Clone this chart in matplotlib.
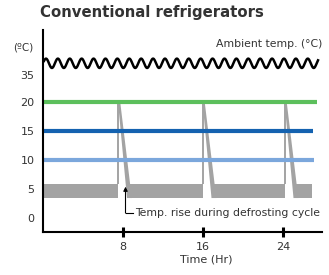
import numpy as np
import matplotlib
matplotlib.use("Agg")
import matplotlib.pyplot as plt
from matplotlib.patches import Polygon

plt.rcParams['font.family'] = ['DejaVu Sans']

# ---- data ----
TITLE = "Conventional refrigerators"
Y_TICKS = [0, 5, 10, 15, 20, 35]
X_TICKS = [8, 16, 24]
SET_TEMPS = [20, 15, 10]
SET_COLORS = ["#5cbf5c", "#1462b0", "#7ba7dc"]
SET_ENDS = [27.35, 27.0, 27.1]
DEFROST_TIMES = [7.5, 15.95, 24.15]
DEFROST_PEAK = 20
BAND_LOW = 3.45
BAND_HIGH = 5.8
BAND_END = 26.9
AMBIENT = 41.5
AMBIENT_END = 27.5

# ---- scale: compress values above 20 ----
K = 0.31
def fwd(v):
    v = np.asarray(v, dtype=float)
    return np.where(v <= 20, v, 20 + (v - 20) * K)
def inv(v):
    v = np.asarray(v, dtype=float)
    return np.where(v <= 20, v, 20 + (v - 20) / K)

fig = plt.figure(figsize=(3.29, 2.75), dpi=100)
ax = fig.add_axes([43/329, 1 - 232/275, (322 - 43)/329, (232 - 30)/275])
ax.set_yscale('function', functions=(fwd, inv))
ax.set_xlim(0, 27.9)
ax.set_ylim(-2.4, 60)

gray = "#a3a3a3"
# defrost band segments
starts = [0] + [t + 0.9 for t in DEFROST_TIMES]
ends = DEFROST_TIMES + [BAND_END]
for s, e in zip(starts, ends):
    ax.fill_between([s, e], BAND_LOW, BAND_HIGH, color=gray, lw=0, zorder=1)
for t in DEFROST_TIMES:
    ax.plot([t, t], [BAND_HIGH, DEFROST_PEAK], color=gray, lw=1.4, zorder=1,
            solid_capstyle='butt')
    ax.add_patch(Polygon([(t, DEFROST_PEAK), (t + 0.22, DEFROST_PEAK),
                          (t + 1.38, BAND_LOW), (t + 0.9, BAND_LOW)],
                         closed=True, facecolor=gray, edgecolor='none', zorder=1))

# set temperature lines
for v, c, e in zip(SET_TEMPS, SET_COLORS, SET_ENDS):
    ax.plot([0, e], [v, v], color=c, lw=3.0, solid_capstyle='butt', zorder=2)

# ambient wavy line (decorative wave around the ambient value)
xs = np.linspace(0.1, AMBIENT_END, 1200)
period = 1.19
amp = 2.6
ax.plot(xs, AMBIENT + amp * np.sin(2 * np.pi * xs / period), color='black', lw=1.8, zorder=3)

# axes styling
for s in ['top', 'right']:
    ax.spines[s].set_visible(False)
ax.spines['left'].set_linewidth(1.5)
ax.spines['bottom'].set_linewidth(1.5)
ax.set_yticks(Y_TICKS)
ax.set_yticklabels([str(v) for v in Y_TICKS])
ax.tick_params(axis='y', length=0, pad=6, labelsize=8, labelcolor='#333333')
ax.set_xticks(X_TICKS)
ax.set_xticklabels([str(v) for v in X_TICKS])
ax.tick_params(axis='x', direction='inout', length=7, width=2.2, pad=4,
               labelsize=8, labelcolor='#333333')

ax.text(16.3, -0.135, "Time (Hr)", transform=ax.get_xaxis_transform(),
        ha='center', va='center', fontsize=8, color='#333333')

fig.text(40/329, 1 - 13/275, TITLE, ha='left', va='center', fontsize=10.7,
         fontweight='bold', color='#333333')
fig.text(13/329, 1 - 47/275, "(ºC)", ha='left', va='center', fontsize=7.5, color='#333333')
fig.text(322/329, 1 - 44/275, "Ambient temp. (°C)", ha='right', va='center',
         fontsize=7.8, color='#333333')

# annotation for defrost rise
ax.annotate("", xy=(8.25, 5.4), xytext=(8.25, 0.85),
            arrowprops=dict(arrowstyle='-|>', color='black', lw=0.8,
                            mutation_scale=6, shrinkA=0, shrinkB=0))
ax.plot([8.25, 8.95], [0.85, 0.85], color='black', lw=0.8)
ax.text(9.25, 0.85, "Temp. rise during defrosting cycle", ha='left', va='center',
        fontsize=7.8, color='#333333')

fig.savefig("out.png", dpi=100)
- - - - -
— What the task asks —
Your task is to return the lines above, from the first one up to and including the line containing "lw=3.0, solid_capstyle='butt', zorder=2)", minus any pictures.

— Finished task —
Clone this chart in matplotlib.
import numpy as np
import matplotlib
matplotlib.use("Agg")
import matplotlib.pyplot as plt
from matplotlib.patches import Polygon

plt.rcParams['font.family'] = ['DejaVu Sans']

# ---- data ----
TITLE = "Conventional refrigerators"
Y_TICKS = [0, 5, 10, 15, 20, 35]
X_TICKS = [8, 16, 24]
SET_TEMPS = [20, 15, 10]
SET_COLORS = ["#5cbf5c", "#1462b0", "#7ba7dc"]
SET_ENDS = [27.35, 27.0, 27.1]
DEFROST_TIMES = [7.5, 15.95, 24.15]
DEFROST_PEAK = 20
BAND_LOW = 3.45
BAND_HIGH = 5.8
BAND_END = 26.9
AMBIENT = 41.5
AMBIENT_END = 27.5

# ---- scale: compress values above 20 ----
K = 0.31
def fwd(v):
    v = np.asarray(v, dtype=float)
    return np.where(v <= 20, v, 20 + (v - 20) * K)
def inv(v):
    v = np.asarray(v, dtype=float)
    return np.where(v <= 20, v, 20 + (v - 20) / K)

fig = plt.figure(figsize=(3.29, 2.75), dpi=100)
ax = fig.add_axes([43/329, 1 - 232/275, (322 - 43)/329, (232 - 30)/275])
ax.set_yscale('function', functions=(fwd, inv))
ax.set_xlim(0, 27.9)
ax.set_ylim(-2.4, 60)

gray = "#a3a3a3"
# defrost band segments
starts = [0] + [t + 0.9 for t in DEFROST_TIMES]
ends = DEFROST_TIMES + [BAND_END]
for s, e in zip(starts, ends):
    ax.fill_between([s, e], BAND_LOW, BAND_HIGH, color=gray, lw=0, zorder=1)
for t in DEFROST_TIMES:
    ax.plot([t, t], [BAND_HIGH, DEFROST_PEAK], color=gray, lw=1.4, zorder=1,
            solid_capstyle='butt')
    ax.add_patch(Polygon([(t, DEFROST_PEAK), (t + 0.22, DEFROST_PEAK),
                          (t + 1.38, BAND_LOW), (t + 0.9, BAND_LOW)],
                         closed=True, facecolor=gray, edgecolor='none', zorder=1))

# set temperature lines
for v, c, e in zip(SET_TEMPS, SET_COLORS, SET_ENDS):
    ax.plot([0, e], [v, v], color=c, lw=3.0, solid_capstyle='butt', zorder=2)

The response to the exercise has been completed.